*Stored data:*
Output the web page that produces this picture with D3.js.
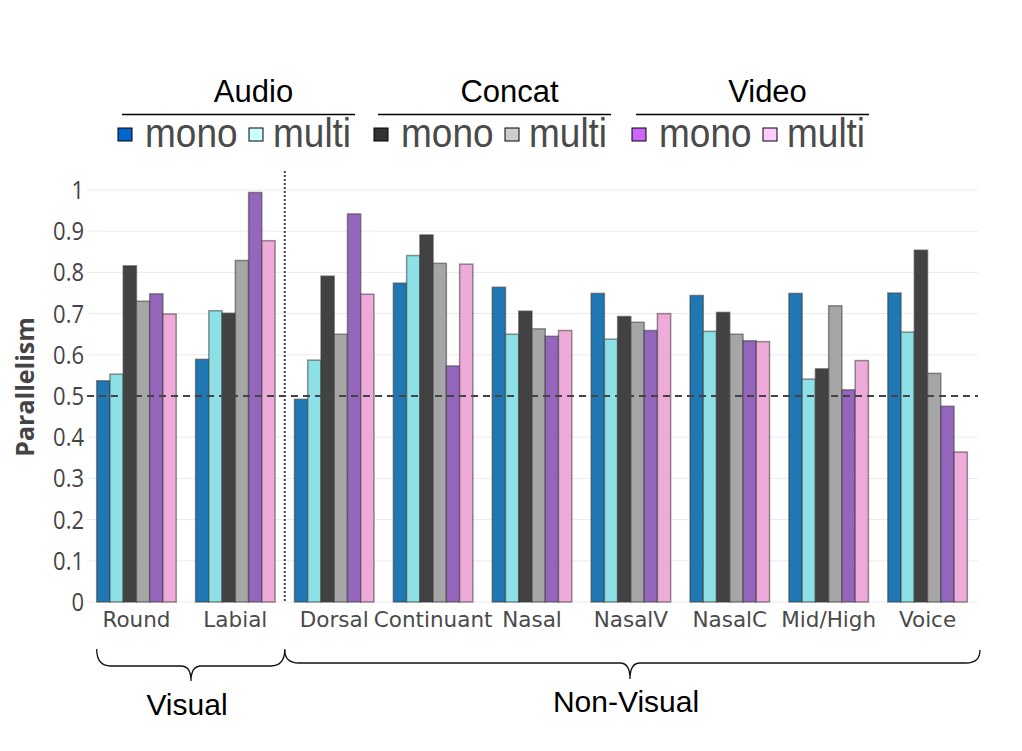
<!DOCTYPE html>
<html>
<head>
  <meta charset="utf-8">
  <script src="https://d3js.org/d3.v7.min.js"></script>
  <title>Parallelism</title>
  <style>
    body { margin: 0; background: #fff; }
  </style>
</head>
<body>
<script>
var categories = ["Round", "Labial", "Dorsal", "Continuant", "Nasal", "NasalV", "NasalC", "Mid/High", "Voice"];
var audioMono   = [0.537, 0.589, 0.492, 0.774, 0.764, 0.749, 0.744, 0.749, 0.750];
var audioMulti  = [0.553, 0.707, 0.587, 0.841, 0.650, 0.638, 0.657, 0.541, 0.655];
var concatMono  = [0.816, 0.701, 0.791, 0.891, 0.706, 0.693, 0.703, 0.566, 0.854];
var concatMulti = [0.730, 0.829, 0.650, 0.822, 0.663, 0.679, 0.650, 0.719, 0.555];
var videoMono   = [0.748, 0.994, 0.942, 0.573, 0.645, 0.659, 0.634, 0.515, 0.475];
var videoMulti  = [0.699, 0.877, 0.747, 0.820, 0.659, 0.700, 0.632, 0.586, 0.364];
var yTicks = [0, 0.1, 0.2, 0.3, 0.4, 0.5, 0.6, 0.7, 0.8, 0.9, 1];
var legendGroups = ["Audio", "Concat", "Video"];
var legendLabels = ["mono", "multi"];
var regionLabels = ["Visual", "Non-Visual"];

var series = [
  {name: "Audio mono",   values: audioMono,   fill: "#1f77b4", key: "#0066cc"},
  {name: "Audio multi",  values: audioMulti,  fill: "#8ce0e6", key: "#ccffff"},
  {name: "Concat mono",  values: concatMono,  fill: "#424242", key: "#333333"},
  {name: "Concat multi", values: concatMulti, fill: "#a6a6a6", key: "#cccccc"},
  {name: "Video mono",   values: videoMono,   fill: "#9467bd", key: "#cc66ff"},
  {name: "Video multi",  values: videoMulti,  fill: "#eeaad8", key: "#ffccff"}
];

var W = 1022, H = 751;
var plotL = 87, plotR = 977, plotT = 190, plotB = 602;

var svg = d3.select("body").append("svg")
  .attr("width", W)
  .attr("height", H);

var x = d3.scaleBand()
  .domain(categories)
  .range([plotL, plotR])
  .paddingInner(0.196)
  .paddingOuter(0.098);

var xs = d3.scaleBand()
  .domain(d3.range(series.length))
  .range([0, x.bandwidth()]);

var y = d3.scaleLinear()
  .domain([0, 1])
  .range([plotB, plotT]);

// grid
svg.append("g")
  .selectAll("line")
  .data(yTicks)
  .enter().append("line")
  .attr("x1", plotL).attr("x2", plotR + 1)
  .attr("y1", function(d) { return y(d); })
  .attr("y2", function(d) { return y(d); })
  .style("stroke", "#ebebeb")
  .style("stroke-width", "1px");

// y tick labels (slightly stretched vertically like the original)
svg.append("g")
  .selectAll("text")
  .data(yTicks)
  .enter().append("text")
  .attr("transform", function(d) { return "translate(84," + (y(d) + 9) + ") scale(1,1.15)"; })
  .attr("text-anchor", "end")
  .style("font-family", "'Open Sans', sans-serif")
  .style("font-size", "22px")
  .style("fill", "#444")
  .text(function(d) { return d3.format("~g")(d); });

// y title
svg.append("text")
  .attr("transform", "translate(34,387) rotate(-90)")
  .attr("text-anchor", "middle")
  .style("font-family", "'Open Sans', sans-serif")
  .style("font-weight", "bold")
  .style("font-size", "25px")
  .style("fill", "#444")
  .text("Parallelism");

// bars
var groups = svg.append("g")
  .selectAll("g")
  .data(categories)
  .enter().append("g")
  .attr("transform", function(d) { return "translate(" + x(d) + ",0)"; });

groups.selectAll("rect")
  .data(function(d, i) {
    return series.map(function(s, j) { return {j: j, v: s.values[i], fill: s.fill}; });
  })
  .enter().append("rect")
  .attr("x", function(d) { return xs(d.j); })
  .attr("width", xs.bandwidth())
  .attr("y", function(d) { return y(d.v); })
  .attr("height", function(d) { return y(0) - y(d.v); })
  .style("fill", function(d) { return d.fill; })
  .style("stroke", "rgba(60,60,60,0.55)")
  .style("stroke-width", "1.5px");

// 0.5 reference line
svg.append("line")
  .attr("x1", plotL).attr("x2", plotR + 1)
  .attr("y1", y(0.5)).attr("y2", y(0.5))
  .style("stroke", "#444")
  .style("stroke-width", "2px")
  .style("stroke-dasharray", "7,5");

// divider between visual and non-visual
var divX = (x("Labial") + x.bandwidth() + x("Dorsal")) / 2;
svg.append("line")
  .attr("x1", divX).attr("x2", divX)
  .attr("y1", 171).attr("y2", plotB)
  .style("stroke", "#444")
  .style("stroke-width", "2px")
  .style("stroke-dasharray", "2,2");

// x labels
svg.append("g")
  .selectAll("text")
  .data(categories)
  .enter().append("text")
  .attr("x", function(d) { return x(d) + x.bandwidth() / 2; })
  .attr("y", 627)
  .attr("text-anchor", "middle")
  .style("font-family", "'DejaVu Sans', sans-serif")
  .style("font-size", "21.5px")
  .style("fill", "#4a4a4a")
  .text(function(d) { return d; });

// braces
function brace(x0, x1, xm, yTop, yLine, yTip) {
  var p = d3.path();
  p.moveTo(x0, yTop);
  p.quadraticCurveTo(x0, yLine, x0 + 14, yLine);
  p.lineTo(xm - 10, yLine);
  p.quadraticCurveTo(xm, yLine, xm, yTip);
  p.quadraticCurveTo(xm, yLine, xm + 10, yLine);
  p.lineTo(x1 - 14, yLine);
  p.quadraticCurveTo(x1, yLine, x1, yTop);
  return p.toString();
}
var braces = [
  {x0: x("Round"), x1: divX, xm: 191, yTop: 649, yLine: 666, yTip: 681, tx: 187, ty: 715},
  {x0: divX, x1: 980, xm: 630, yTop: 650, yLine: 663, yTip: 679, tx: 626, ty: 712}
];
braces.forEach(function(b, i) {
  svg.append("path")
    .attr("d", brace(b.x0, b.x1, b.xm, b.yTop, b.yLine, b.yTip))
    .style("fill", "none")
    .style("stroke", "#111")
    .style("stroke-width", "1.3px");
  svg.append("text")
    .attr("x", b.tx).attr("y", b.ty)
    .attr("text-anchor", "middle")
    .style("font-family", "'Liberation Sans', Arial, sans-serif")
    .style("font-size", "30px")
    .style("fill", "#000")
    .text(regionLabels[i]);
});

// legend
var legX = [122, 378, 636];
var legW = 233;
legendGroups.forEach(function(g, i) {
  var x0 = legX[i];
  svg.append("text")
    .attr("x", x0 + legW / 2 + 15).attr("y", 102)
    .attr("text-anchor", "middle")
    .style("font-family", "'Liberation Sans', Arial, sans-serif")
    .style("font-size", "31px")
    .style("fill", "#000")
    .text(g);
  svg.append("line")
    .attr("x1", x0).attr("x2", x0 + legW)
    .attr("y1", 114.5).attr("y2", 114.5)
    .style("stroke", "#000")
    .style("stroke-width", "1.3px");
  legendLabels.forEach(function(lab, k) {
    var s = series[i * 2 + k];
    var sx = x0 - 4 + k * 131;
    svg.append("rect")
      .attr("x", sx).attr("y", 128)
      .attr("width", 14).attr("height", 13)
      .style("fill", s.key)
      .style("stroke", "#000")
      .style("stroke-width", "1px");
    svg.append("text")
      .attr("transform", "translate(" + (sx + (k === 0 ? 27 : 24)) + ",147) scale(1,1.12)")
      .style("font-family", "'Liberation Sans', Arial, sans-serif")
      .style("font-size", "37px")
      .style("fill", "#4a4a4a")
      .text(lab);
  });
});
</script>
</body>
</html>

*Do this:* Pictures in the data above should not be copied; transcribe everything else exactly.

*Exercise output:*
Output the web page that produces this picture with D3.js.
<!DOCTYPE html>
<html>
<head>
  <meta charset="utf-8">
  <script src="https://d3js.org/d3.v7.min.js"></script>
  <title>Parallelism</title>
  <style>
    body { margin: 0; background: #fff; }
  </style>
</head>
<body>
<script>
var categories = ["Round", "Labial", "Dorsal", "Continuant", "Nasal", "NasalV", "NasalC", "Mid/High", "Voice"];
var audioMono   = [0.537, 0.589, 0.492, 0.774, 0.764, 0.749, 0.744, 0.749, 0.750];
var audioMulti  = [0.553, 0.707, 0.587, 0.841, 0.650, 0.638, 0.657, 0.541, 0.655];
var concatMono  = [0.816, 0.701, 0.791, 0.891, 0.706, 0.693, 0.703, 0.566, 0.854];
var concatMulti = [0.730, 0.829, 0.650, 0.822, 0.663, 0.679, 0.650, 0.719, 0.555];
var videoMono   = [0.748, 0.994, 0.942, 0.573, 0.645, 0.659, 0.634, 0.515, 0.475];
var videoMulti  = [0.699, 0.877, 0.747, 0.820, 0.659, 0.700, 0.632, 0.586, 0.364];
var yTicks = [0, 0.1, 0.2, 0.3, 0.4, 0.5, 0.6, 0.7, 0.8, 0.9, 1];
var legendGroups = ["Audio", "Concat", "Video"];
var legendLabels = ["mono", "multi"];
var regionLabels = ["Visual", "Non-Visual"];

var series = [
  {name: "Audio mono",   values: audioMono,   fill: "#1f77b4", key: "#0066cc"},
  {name: "Audio multi",  values: audioMulti,  fill: "#8ce0e6", key: "#ccffff"},
  {name: "Concat mono",  values: concatMono,  fill: "#424242", key: "#333333"},
  {name: "Concat multi", values: concatMulti, fill: "#a6a6a6", key: "#cccccc"},
  {name: "Video mono",   values: videoMono,   fill: "#9467bd", key: "#cc66ff"},
  {name: "Video multi",  values: videoMulti,  fill: "#eeaad8", key: "#ffccff"}
];

var W = 1022, H = 751;
var plotL = 87, plotR = 977, plotT = 190, plotB = 602;

var svg = d3.select("body").append("svg")
  .attr("width", W)
  .attr("height", H);

var x = d3.scaleBand()
  .domain(categories)
  .range([plotL, plotR])
  .paddingInner(0.196)
  .paddingOuter(0.098);

var xs = d3.scaleBand()
  .domain(d3.range(series.length))
  .range([0, x.bandwidth()]);

var y = d3.scaleLinear()
  .domain([0, 1])
  .range([plotB, plotT]);

// grid
svg.append("g")
  .selectAll("line")
  .data(yTicks)
  .enter().append("line")
  .attr("x1", plotL).attr("x2", plotR + 1)
  .attr("y1", function(d) { return y(d); })
  .attr("y2", function(d) { return y(d); })
  .style("stroke", "#ebebeb")
  .style("stroke-width", "1px");

// y tick labels (slightly stretched vertically like the original)
svg.append("g")
  .selectAll("text")
  .data(yTicks)
  .enter().append("text")
  .attr("transform", function(d) { return "translate(84," + (y(d) + 9) + ") scale(1,1.15)"; })
  .attr("text-anchor", "end")
  .style("font-family", "'Open Sans', sans-serif")
  .style("font-size", "22px")
  .style("fill", "#444")
  .text(function(d) { return d3.format("~g")(d); });

// y title
svg.append("text")
  .attr("transform", "translate(34,387) rotate(-90)")
  .attr("text-anchor", "middle")
  .style("font-family", "'Open Sans', sans-serif")
  .style("font-weight", "bold")
  .style("font-size", "25px")
  .style("fill", "#444")
  .text("Parallelism");

// bars
var groups = svg.append("g")
  .selectAll("g")
  .data(categories)
  .enter().append("g")
  .attr("transform", function(d) { return "translate(" + x(d) + ",0)"; });

groups.selectAll("rect")
  .data(function(d, i) {
    return series.map(function(s, j) { return {j: j, v: s.values[i], fill: s.fill}; });
  })
  .enter().append("rect")
  .attr("x", function(d) { return xs(d.j); })
  .attr("width", xs.bandwidth())
  .attr("y", function(d) { return y(d.v); })
  .attr("height", function(d) { return y(0) - y(d.v); })
  .style("fill", function(d) { return d.fill; })
  .style("stroke", "rgba(60,60,60,0.55)")
  .style("stroke-width", "1.5px");

// 0.5 reference line
svg.append("line")
  .attr("x1", plotL).attr("x2", plotR + 1)
  .attr("y1", y(0.5)).attr("y2", y(0.5))
  .style("stroke", "#444")
  .style("stroke-width", "2px")
  .style("stroke-dasharray", "7,5");

// divider between visual and non-visual
var divX = (x("Labial") + x.bandwidth() + x("Dorsal")) / 2;
svg.append("line")
  .attr("x1", divX).attr("x2", divX)
  .attr("y1", 171).attr("y2", plotB)
  .style("stroke", "#444")
  .style("stroke-width", "2px")
  .style("stroke-dasharray", "2,2");

// x labels
svg.append("g")
  .selectAll("text")
  .data(categories)
  .enter().append("text")
  .attr("x", function(d) { return x(d) + x.bandwidth() / 2; })
  .attr("y", 627)
  .attr("text-anchor", "middle")
  .style("font-family", "'DejaVu Sans', sans-serif")
  .style("font-size", "21.5px")
  .style("fill", "#4a4a4a")
  .text(function(d) { return d; });

// braces
function brace(x0, x1, xm, yTop, yLine, yTip) {
  var p = d3.path();
  p.moveTo(x0, yTop);
  p.quadraticCurveTo(x0, yLine, x0 + 14, yLine);
  p.lineTo(xm - 10, yLine);
  p.quadraticCurveTo(xm, yLine, xm, yTip);
  p.quadraticCurveTo(xm, yLine, xm + 10, yLine);
  p.lineTo(x1 - 14, yLine);
  p.quadraticCurveTo(x1, yLine, x1, yTop);
  return p.toString();
}
var braces = [
  {x0: x("Round"), x1: divX, xm: 191, yTop: 649, yLine: 666, yTip: 681, tx: 187, ty: 715},
  {x0: divX, x1: 980, xm: 630, yTop: 650, yLine: 663, yTip: 679, tx: 626, ty: 712}
];
braces.forEach(function(b, i) {
  svg.append("path")
    .attr("d", brace(b.x0, b.x1, b.xm, b.yTop, b.yLine, b.yTip))
    .style("fill", "none")
    .style("stroke", "#111")
    .style("stroke-width", "1.3px");
  svg.append("text")
    .attr("x", b.tx).attr("y", b.ty)
    .attr("text-anchor", "middle")
    .style("font-family", "'Liberation Sans', Arial, sans-serif")
    .style("font-size", "30px")
    .style("fill", "#000")
    .text(regionLabels[i]);
});

// legend
var legX = [122, 378, 636];
var legW = 233;
legendGroups.forEach(function(g, i) {
  var x0 = legX[i];
  svg.append("text")
    .attr("x", x0 + legW / 2 + 15).attr("y", 102)
    .attr("text-anchor", "middle")
    .style("font-family", "'Liberation Sans', Arial, sans-serif")
    .style("font-size", "31px")
    .style("fill", "#000")
    .text(g);
  svg.append("line")
    .attr("x1", x0).attr("x2", x0 + legW)
    .attr("y1", 114.5).attr("y2", 114.5)
    .style("stroke", "#000")
    .style("stroke-width", "1.3px");
  legendLabels.forEach(function(lab, k) {
    var s = series[i * 2 + k];
    var sx = x0 - 4 + k * 131;
    svg.append("rect")
      .attr("x", sx).attr("y", 128)
      .attr("width", 14).attr("height", 13)
      .style("fill", s.key)
      .style("stroke", "#000")
      .style("stroke-width", "1px");
    svg.append("text")
      .attr("transform", "translate(" + (sx + (k === 0 ? 27 : 24)) + ",147) scale(1,1.12)")
      .style("font-family", "'Liberation Sans', Arial, sans-serif")
      .style("font-size", "37px")
      .style("fill", "#4a4a4a")
      .text(lab);
  });
});
</script>
</body>
</html>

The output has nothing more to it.